Le morceau se concluant même sur une litanie de « I want you die right now », soit « Je veux que tu meurs là de suite/maintenant« , et on peut également voir cela dans le plan à 3.13min, dans l’acte de bruler une photo/vidéo qui semble représenter le père.
Sauf qu’au moment de scander le dernier, Mokyo finit abruptement sur un « I want you. », comme s’il n’avait pas le temps de terminer sa phrase, qu’il était coupé. Et c’est sur ces paroles qu’on le voit marcher avec conviction dans l’eau, un trou béant dans le torse qu’il avait déjà alors même qu’il sortait d’un cimetière au début du M/V, puis tomber, tête la première, avec une auréole sans équivoque qui apparaît.

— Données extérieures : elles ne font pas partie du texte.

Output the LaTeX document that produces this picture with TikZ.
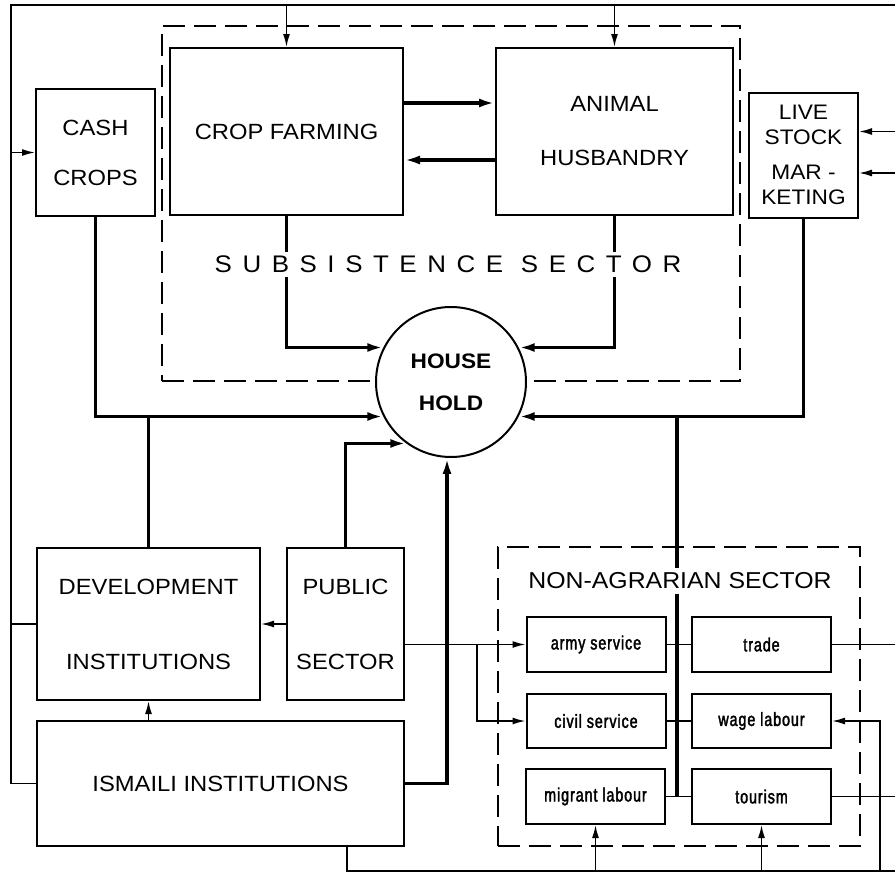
\documentclass[tikz,border=0pt]{standalone}
\usepackage{fontspec}
\setmainfont[FakeStretch=1.08]{Liberation Sans}
\newfontfamily\itemfont[FakeStretch=0.75,FakeBold=2,LetterSpace=5]{Liberation Sans}
\usetikzlibrary{arrows.meta}

\begin{document}
\begin{tikzpicture}[
  x=1pt,y=-1pt,
  >={Latex[length=13pt,width=7pt]},
  every node/.style={align=center,inner sep=0pt},
  box/.style={rectangle,draw,line width=2pt,font=\fontsize{22}{26}\selectfont},
  item/.style={rectangle,draw,line width=2pt,minimum width=139pt,minimum height=55pt,font=\itemfont\fontsize{19}{22}\selectfont},
  sector/.style={rectangle,draw,line width=2pt,dash pattern=on 22pt off 9pt},
  conn/.style={line width=1.6pt},
  main/.style={line width=3.2pt,>={Latex[length=16pt,width=9pt]}}
]
\useasboundingbox (0,0) rectangle (895,873);

\node[sector,minimum width=578pt,minimum height=355pt] (subs) at (451,203.5) {};
\node[sector,minimum width=362pt,minimum height=299pt] (nonag) at (679,696.5) {};

\node[box,minimum width=119pt,minimum height=127pt] (cash) at (95.5,152.5) {CASH\\[24pt]CROPS};
\node[box,minimum width=233pt,minimum height=167pt] (crop) at (286.5,131.5) {CROP FARMING};
\node[box,minimum width=237pt,minimum height=167pt] (animal) at (614.5,131.5) {ANIMAL\\[28pt]HUSBANDRY};
\node[box,minimum width=109pt,minimum height=125pt,font=\fontsize{21}{25}\selectfont] (live) at (803.5,155) {LIVE\\STOCK\\[10pt]MAR -\\KETING};
\node[circle,draw,fill=white,line width=2pt,minimum size=150pt,font=\bfseries\fontsize{21}{25}\selectfont] (house) at (451,382) {HOUSE\\[17pt]HOLD};
\node[box,minimum width=223pt,minimum height=152pt] (dev) at (148.5,624) {DEVELOPMENT\\[49pt]INSTITUTIONS};
\node[box,minimum width=117pt,minimum height=152pt] (pub) at (345.5,624) {PUBLIC\\[49pt]SECTOR};
\node[box,minimum width=367pt,minimum height=125pt] (ism) at (220.5,783.5) {ISMAILI INSTITUTIONS};

\node[item] (army) at (596,644.5) {army service};
\node[item] (trade) at (761.5,644.5) {trade};
\node[item,minimum height=54pt] (civil) at (596,721) {civil service};
\node[item,minimum height=54pt] (wage) at (761.5,721) {wage labour};
\node[item] (migr) at (595.5,796.5) {migrant labour};
\node[item] (tour) at (761.5,796.5) {tourism};

\coordinate (tl) at (11,5);
\coordinate (tr) at (895,5);
\coordinate (lu) at ([yshift=23.5pt]live.east);
\coordinate (ld) at ([yshift=-18pt]live.east);
\coordinate (spine) at (677,796.5);
\coordinate (split) at (477,644.5);
\coordinate (bot) at (347,871);
\coordinate (br) at (895,871);
\coordinate (wr) at (880,871);

\draw[conn] (tr) -- (tl) |- (ism.west);
\draw[conn,->] (tl |- cash.west) -- (cash.west);
\draw[conn] (tl |- dev.west) -- (dev.west);
\draw[conn,->] (tl -| crop.north) -- (crop.north);
\draw[conn,->] (tl -| animal.north) -- (animal.north);
\draw[conn,->] (lu -| tr) -- (lu);
\draw[conn,->] (ld -| tr) -- (ld);

\draw[main,->] ([yshift=28.5pt]crop.east) -- ([yshift=28.5pt]animal.west);
\draw[main,->] ([yshift=-28.5pt]animal.west) -- ([yshift=-28.5pt]crop.east);
\draw[main,->] (crop.south) |- (house.153);
\draw[main,->] (animal.south) |- (house.27);
\draw[main,->] (cash.south) |- (house.207);
\draw[main,->] (live.south) |- (house.333);
\draw[main] (dev.north) -- (dev.north |- house.207);
\draw[main] (spine) -- (spine |- house.333);
\draw[main,->] (pub.north) |- (house.234);
\draw[main,->] (ism.east) -| (house.267);

\draw[conn,->] (pub.west) -- (dev.east);
\draw[conn,->] (dev.south |- ism.north) -- (dev.south);
\draw[conn,->] (pub.east |- army.west) -- (army.west);
\draw[conn,->] (split) |- (civil.west);
\draw[conn] (army.east) -- (trade.west);
\draw[conn] (civil.east) -- (wage.west);
\draw[conn] (migr.east) -- (tour.west);
\draw[conn] (trade.east) -- (trade.east -| tr);
\draw[conn] (tour.east) -- (tour.east -| tr);
\draw[conn] (bot |- ism.south) -- (bot) -- (br);
\draw[conn,->] (migr.south |- bot) -- (migr.south);
\draw[conn,->] (tour.south |- bot) -- (tour.south);
\draw[conn,->] (wr) |- (wage.east);

\node[fill=white,inner sep=4pt,font=\addfontfeature{LetterSpace=44}\fontsize{24}{28}\selectfont] (subslabel) at (448,264) {SUBSISTENCE SECTOR};
\node[fill=white,inner sep=5pt,font=\fontsize{23}{27}\selectfont] (nonaglabel) at (680,581) {NON-AGRARIAN SECTOR};
\end{tikzpicture}
\end{document}
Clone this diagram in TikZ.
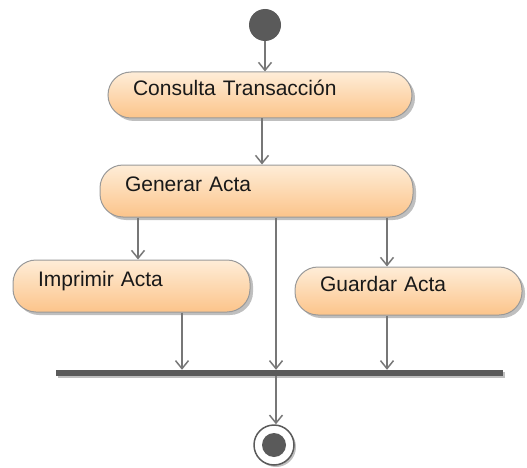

Or si ce M/V est incontestablement rythmé par une imagerie de la mort avec un cimetière, des corbeaux, du sang etc. Plus que la mort, il est indéniable que le suicide y est aussi abordé.
Un final amer
Déjà, les moutons que l’on peut voir à 1.55min et par deux fois par la suite dans le M/V peuvent renvoyer à une certaine image du rite sacrificiel, peut-être pas jusqu’à y voir une référence à la Genèse, à Abraham et au sacrifice de son fils Isaac. Néanmoins, en termes de symbolique, le mouton est communément utilisé pour signifier la pureté, l’innocence ; chez les chrétiens, il symbolise le Christ qui s’est sacrifié pour l’humanité par exemple.
Et ce sentiment de pureté on le retrouve également dans l’avant dernier acte du morceau, avec une autre litanie mais cette fois de « Rise and Shine, Bright out, But I could die right now » que l’on pourrait traduire par « Elève toi et brille, brille intensément, mais je pourrais mourir à cet instant même ».
La victime ne demande qu’à briller, s’accomplir, se libérer de cette situation, mais elle est rattrapée par une réalité cruelle, une peur constante.
Et aussi, et cette fois ce sont les images qui parlent, il semble que le seul moyen d’enfin accéder à la liberté soit alors de mettre soi-même fin à la violence, par le suicide.
On peut voir ici une représentation romantique du suicide, surtout à partir de 3.29, le plan avec les ailes déjà, puis celui sur l’inscription « Peace », donc paix, comme si la mort était le seul moyen d’obtenir la paix et encore une fois, cette séquence finale où Mokyo avance avec conviction pour s’échouer dans l’eau et mourir.